Energy Options for the 21st Century

In this seminar, we will look at choices that can be envisioned for meeting the future energy needs of the United States and the rest of our planet, and evaluate their strengths and weaknesses. We'll explore the basic physics of energy sources, the technologies we might employ, and some of the intertwined public policy issues. The first half of our course will survey possible energy technologies and develop an appreciation of the underlying physics to provide some quantitative estimates of the tradeoffs. In the second half of the course, the seminar members (individually or in groups) will be asked to prepare a discussion and paper on a selected technology or on a related public policy choice. An inquiring mind, but no previous expertise or course prerequisites, is required. We hope that you will learn to appreciate the need to bring quantitative estimates to the policy options in order to make rational choices for a sustainable world energy economy. We will use both lecture and discussion formats.
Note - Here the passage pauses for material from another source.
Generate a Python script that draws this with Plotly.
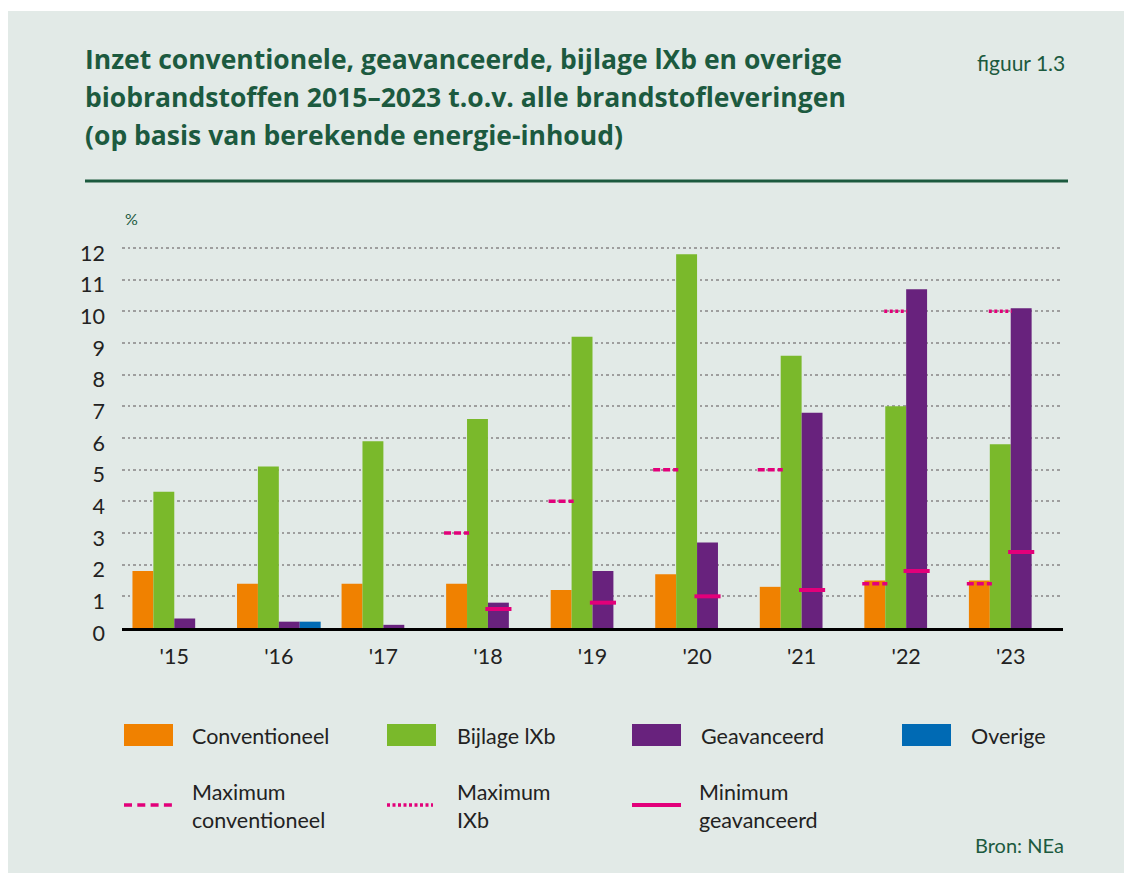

We are arranging local field trips to see some of the energy technologies and learn from local experts. This seminar is most immediately accessible for sophomores with some science background, but we are particularly interested in a balanced class with a mix of technology and public policy interests. Interested and motivated first-year students are also encouraged to sign up.

Meet the Instructor(s)

John Fox

John Fox is a senior scientist at SLAC National Accelerator Laboratory and a consulting professor in applied physics. His research interests center on particle-beam dynamics and high-speed signal-processing systems. His technology interests include energy and transportation technologies. He is also interested in how societal desires and value (in land use, urban design, and architecture) influence the demand for and choices of energy. He has received the Dean's Award for Distinguished Teaching and is a fellow of the American Physical Society.